===== DATASET RECORDS =====

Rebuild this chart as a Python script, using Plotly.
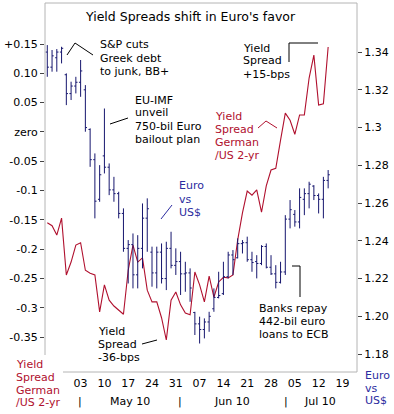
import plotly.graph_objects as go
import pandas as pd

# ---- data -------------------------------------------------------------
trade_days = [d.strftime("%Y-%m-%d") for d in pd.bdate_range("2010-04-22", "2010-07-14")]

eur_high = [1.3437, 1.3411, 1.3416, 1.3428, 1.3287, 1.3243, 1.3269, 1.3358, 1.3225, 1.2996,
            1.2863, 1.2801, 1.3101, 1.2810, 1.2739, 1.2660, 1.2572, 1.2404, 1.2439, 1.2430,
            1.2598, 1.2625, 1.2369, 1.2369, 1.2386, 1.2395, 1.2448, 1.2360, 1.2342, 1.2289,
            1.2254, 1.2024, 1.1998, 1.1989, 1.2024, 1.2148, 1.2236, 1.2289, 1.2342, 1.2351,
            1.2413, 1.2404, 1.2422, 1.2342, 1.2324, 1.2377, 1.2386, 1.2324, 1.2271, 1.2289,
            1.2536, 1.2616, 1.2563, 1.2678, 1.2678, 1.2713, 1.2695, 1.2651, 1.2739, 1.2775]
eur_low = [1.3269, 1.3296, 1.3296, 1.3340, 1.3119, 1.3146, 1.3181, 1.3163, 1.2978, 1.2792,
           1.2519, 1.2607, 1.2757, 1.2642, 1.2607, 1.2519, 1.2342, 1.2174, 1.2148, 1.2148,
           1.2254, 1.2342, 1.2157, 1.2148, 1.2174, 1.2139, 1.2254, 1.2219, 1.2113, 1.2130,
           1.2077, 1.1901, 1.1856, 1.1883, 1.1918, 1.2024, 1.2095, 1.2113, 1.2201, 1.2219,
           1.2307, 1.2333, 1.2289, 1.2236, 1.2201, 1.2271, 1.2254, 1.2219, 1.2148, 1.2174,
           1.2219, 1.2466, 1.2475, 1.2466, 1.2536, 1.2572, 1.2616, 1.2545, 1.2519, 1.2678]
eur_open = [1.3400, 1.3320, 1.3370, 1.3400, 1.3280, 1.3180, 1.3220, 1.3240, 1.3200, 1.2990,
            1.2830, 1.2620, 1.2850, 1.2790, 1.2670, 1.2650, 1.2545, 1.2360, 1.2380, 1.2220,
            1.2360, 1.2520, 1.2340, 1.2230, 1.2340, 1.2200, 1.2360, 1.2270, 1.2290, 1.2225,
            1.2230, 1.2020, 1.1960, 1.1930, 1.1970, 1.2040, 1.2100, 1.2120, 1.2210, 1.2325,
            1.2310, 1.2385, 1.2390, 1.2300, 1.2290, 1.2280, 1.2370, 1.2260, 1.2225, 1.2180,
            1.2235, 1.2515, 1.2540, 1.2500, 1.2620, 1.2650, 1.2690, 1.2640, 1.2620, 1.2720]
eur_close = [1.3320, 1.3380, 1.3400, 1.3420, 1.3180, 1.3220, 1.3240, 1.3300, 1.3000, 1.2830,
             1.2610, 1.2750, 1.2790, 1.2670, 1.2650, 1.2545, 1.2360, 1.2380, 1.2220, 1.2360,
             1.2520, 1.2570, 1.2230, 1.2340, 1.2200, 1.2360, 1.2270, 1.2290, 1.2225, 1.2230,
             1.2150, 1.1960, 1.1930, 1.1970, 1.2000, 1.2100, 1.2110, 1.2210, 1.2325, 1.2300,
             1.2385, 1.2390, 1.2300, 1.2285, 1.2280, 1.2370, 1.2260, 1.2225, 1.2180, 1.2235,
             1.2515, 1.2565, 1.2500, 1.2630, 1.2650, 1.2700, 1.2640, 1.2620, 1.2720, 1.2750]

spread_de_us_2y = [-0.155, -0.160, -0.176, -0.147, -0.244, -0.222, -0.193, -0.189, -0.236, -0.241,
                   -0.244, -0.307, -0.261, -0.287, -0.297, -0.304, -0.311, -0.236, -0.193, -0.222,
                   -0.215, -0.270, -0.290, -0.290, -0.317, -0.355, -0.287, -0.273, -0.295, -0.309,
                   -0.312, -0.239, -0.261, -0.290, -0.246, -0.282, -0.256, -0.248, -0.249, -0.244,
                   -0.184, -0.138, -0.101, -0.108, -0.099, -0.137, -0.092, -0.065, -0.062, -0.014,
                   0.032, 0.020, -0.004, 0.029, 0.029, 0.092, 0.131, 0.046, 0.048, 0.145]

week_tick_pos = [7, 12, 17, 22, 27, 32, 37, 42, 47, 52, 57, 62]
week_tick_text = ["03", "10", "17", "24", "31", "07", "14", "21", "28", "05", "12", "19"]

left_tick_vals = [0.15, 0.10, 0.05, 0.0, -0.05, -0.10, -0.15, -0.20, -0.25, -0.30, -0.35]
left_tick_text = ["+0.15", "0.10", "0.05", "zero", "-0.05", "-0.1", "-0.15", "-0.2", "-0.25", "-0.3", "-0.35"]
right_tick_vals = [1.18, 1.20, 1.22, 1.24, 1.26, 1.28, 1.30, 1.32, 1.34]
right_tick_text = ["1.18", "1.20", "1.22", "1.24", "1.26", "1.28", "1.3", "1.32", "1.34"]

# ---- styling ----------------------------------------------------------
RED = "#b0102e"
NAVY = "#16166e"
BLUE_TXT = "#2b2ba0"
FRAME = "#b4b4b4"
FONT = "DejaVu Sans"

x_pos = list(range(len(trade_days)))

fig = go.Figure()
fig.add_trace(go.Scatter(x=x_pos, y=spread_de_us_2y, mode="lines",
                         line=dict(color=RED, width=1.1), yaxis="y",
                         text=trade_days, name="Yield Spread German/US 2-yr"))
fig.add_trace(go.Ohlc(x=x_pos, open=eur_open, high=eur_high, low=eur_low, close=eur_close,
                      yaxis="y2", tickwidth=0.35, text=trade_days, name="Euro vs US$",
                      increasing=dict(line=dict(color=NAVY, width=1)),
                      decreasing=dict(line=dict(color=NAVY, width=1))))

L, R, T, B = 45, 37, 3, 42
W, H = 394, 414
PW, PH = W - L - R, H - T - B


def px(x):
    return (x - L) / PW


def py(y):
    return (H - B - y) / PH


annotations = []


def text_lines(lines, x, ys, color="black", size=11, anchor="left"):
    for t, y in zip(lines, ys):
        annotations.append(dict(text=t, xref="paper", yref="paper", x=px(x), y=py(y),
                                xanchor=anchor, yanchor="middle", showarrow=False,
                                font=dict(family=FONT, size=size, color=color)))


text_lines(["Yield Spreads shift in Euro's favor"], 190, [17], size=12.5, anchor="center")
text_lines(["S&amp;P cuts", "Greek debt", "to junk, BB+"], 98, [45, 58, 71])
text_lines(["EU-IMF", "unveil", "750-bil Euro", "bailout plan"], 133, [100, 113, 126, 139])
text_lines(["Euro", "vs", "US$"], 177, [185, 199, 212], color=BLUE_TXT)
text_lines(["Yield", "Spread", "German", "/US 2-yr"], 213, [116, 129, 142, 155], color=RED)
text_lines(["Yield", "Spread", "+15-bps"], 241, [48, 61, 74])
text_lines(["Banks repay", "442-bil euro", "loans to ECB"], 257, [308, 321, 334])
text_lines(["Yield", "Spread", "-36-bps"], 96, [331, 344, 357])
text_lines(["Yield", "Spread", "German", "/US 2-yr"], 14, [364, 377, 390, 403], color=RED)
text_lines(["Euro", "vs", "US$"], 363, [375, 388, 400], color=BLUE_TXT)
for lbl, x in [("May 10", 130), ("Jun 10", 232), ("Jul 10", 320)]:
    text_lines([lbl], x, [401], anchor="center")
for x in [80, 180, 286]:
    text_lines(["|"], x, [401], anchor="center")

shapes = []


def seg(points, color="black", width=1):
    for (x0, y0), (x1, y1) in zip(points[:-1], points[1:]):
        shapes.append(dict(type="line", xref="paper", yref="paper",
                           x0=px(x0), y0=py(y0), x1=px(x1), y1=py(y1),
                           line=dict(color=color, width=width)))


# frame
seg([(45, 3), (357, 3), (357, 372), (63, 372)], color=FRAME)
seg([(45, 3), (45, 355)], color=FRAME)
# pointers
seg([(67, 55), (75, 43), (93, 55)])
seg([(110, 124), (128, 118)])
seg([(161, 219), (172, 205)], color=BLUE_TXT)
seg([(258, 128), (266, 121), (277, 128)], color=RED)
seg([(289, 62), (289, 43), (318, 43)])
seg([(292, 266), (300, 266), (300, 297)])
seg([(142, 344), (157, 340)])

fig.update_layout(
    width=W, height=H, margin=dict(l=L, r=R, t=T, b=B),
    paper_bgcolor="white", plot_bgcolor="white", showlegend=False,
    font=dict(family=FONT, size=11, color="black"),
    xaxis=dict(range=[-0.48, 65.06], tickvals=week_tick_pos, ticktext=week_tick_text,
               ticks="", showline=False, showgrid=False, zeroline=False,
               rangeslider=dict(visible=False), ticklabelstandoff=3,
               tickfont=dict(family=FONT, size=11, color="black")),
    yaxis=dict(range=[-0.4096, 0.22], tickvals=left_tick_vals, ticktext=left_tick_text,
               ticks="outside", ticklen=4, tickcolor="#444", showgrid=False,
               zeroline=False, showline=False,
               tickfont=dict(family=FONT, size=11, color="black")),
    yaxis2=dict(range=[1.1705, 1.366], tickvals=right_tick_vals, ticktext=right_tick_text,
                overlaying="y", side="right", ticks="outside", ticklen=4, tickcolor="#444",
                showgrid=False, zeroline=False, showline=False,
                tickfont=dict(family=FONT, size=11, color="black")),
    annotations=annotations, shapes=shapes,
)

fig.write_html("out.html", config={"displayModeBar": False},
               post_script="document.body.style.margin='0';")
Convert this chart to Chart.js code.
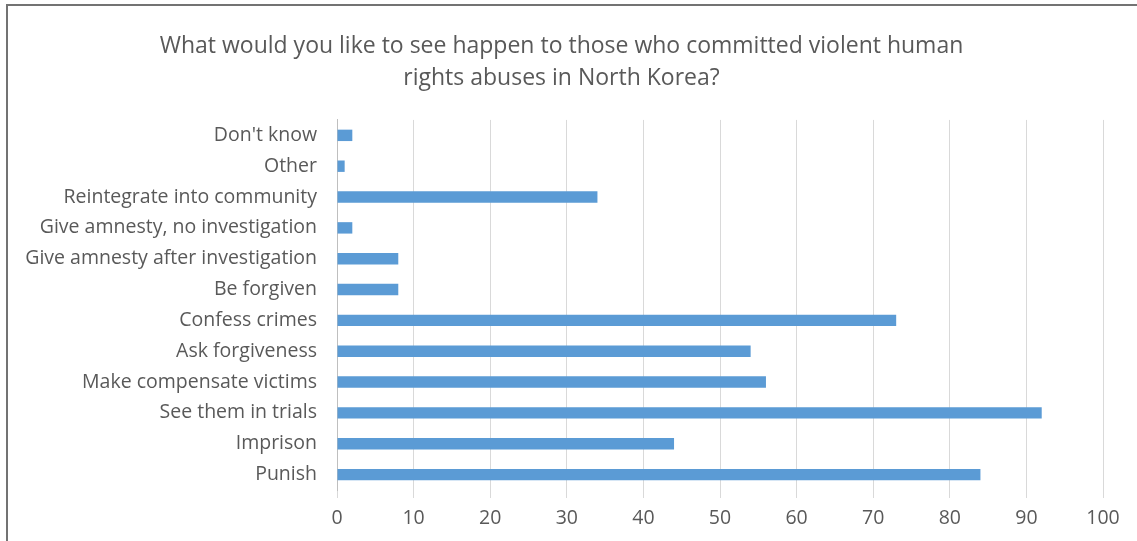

=====

Read the lines above. Gather those in which the string "this" is found.

Rebuild this chart as a Python script, using Plotly.
Convert this chart to Chart.js code.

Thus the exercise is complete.